Goal: Output every line of the material exactly, omitting images.

^^^^

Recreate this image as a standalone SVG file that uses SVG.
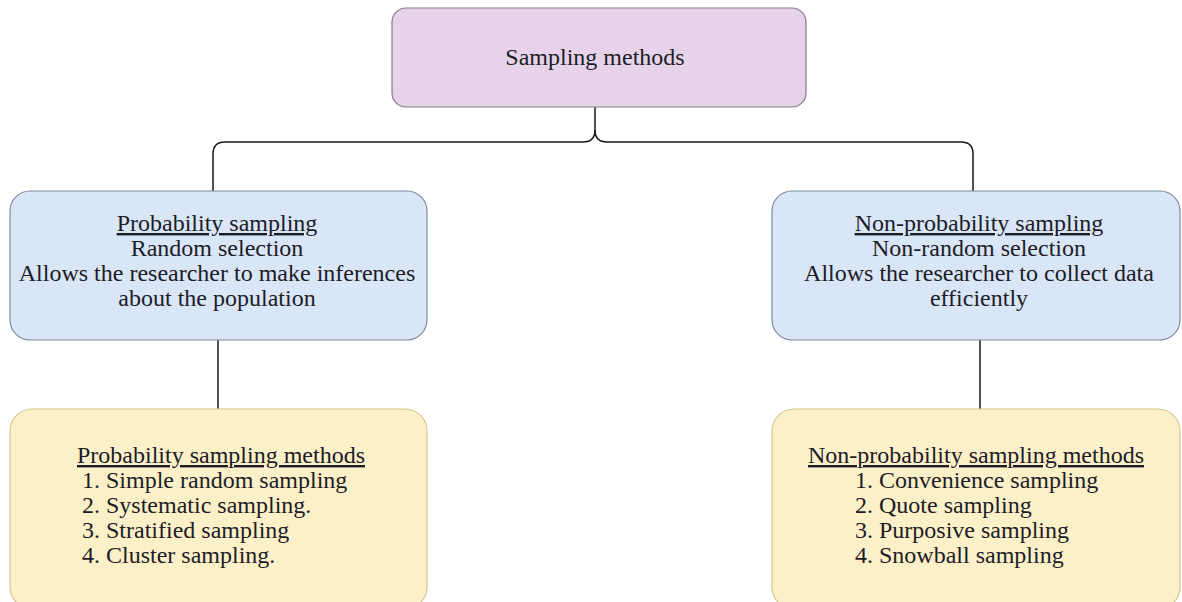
<svg xmlns="http://www.w3.org/2000/svg" width="1182" height="602" viewBox="0 0 1182 602">
<style>
text,tspan{font-family:"Liberation Serif","Times New Roman",serif;fill:#1c1c26;font-size:24px;}
.c{text-anchor:middle;}
.u{text-decoration:underline;}
.top{fill:#e6d3e9;stroke:#857a88;stroke-width:1.2;}
.blue{fill:#d8e6f7;stroke:#7f8a99;stroke-width:1.2;}
.yel{fill:#fcf0c9;stroke:#d4c590;stroke-width:1.2;}
.conn{fill:none;stroke:#1a1a1a;stroke-width:1.5;}
</style>
<rect width="1182" height="602" fill="#ffffff"/>
<g id="connectors">
<path class="conn" d="M595,107 V130 Q595,142 583,142 H225 Q213,142 213,154 V191"/>
<path class="conn" d="M595,130 Q595,142 607,142 H961 Q973,142 973,154 V191"/>
<path class="conn" d="M218,340 V410"/>
<path class="conn" d="M980,340 V410"/>
</g>
<g id="sampling-methods">
<rect class="top" x="392" y="8" width="414" height="99" rx="14"/>
<text class="c" x="595" y="65">Sampling methods</text>
</g>
<g id="probability-sampling">
<rect class="blue" x="10" y="191" width="417" height="149" rx="20"/>
<text class="c"><tspan class="u c" x="217" y="231">Probability sampling</tspan><tspan class="c" x="217" y="256">Random selection</tspan><tspan class="c" x="217" y="281">Allows the researcher to make inferences</tspan><tspan class="c" x="217" y="306">about the population</tspan></text>
</g>
<g id="non-probability-sampling">
<rect class="blue" x="772" y="191" width="408" height="149" rx="20"/>
<text class="c"><tspan class="u c" x="979" y="231">Non-probability sampling</tspan><tspan class="c" x="979" y="256">Non-random selection</tspan><tspan class="c" x="979" y="281">Allows the researcher to collect data</tspan><tspan class="c" x="979" y="306">efficiently</tspan></text>
</g>
<g id="probability-methods">
<rect class="yel" x="10" y="409" width="417" height="200" rx="22"/>
<text><tspan class="u" x="77" y="463">Probability sampling methods</tspan><tspan x="82" y="488">1. Simple random sampling</tspan><tspan x="82" y="513">2. Systematic sampling.</tspan><tspan x="82" y="538">3. Stratified sampling</tspan><tspan x="82" y="563">4. Cluster sampling.</tspan></text>
</g>
<g id="non-probability-methods">
<rect class="yel" x="772" y="409" width="408" height="200" rx="22"/>
<text><tspan class="u" x="808" y="463">Non-probability sampling methods</tspan><tspan x="855" y="488">1. Convenience sampling</tspan><tspan x="855" y="513">2. Quote sampling</tspan><tspan x="855" y="538">3. Purposive sampling</tspan><tspan x="855" y="563">4. Snowball sampling</tspan></text>
</g>
</svg>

^^^^

Finished exercise:
Recreate this image as a standalone SVG file that uses SVG.
<svg xmlns="http://www.w3.org/2000/svg" width="1182" height="602" viewBox="0 0 1182 602">
<style>
text,tspan{font-family:"Liberation Serif","Times New Roman",serif;fill:#1c1c26;font-size:24px;}
.c{text-anchor:middle;}
.u{text-decoration:underline;}
.top{fill:#e6d3e9;stroke:#857a88;stroke-width:1.2;}
.blue{fill:#d8e6f7;stroke:#7f8a99;stroke-width:1.2;}
.yel{fill:#fcf0c9;stroke:#d4c590;stroke-width:1.2;}
.conn{fill:none;stroke:#1a1a1a;stroke-width:1.5;}
</style>
<rect width="1182" height="602" fill="#ffffff"/>
<g id="connectors">
<path class="conn" d="M595,107 V130 Q595,142 583,142 H225 Q213,142 213,154 V191"/>
<path class="conn" d="M595,130 Q595,142 607,142 H961 Q973,142 973,154 V191"/>
<path class="conn" d="M218,340 V410"/>
<path class="conn" d="M980,340 V410"/>
</g>
<g id="sampling-methods">
<rect class="top" x="392" y="8" width="414" height="99" rx="14"/>
<text class="c" x="595" y="65">Sampling methods</text>
</g>
<g id="probability-sampling">
<rect class="blue" x="10" y="191" width="417" height="149" rx="20"/>
<text class="c"><tspan class="u c" x="217" y="231">Probability sampling</tspan><tspan class="c" x="217" y="256">Random selection</tspan><tspan class="c" x="217" y="281">Allows the researcher to make inferences</tspan><tspan class="c" x="217" y="306">about the population</tspan></text>
</g>
<g id="non-probability-sampling">
<rect class="blue" x="772" y="191" width="408" height="149" rx="20"/>
<text class="c"><tspan class="u c" x="979" y="231">Non-probability sampling</tspan><tspan class="c" x="979" y="256">Non-random selection</tspan><tspan class="c" x="979" y="281">Allows the researcher to collect data</tspan><tspan class="c" x="979" y="306">efficiently</tspan></text>
</g>
<g id="probability-methods">
<rect class="yel" x="10" y="409" width="417" height="200" rx="22"/>
<text><tspan class="u" x="77" y="463">Probability sampling methods</tspan><tspan x="82" y="488">1. Simple random sampling</tspan><tspan x="82" y="513">2. Systematic sampling.</tspan><tspan x="82" y="538">3. Stratified sampling</tspan><tspan x="82" y="563">4. Cluster sampling.</tspan></text>
</g>
<g id="non-probability-methods">
<rect class="yel" x="772" y="409" width="408" height="200" rx="22"/>
<text><tspan class="u" x="808" y="463">Non-probability sampling methods</tspan><tspan x="855" y="488">1. Convenience sampling</tspan><tspan x="855" y="513">2. Quote sampling</tspan><tspan x="855" y="538">3. Purposive sampling</tspan><tspan x="855" y="563">4. Snowball sampling</tspan></text>
</g>
</svg>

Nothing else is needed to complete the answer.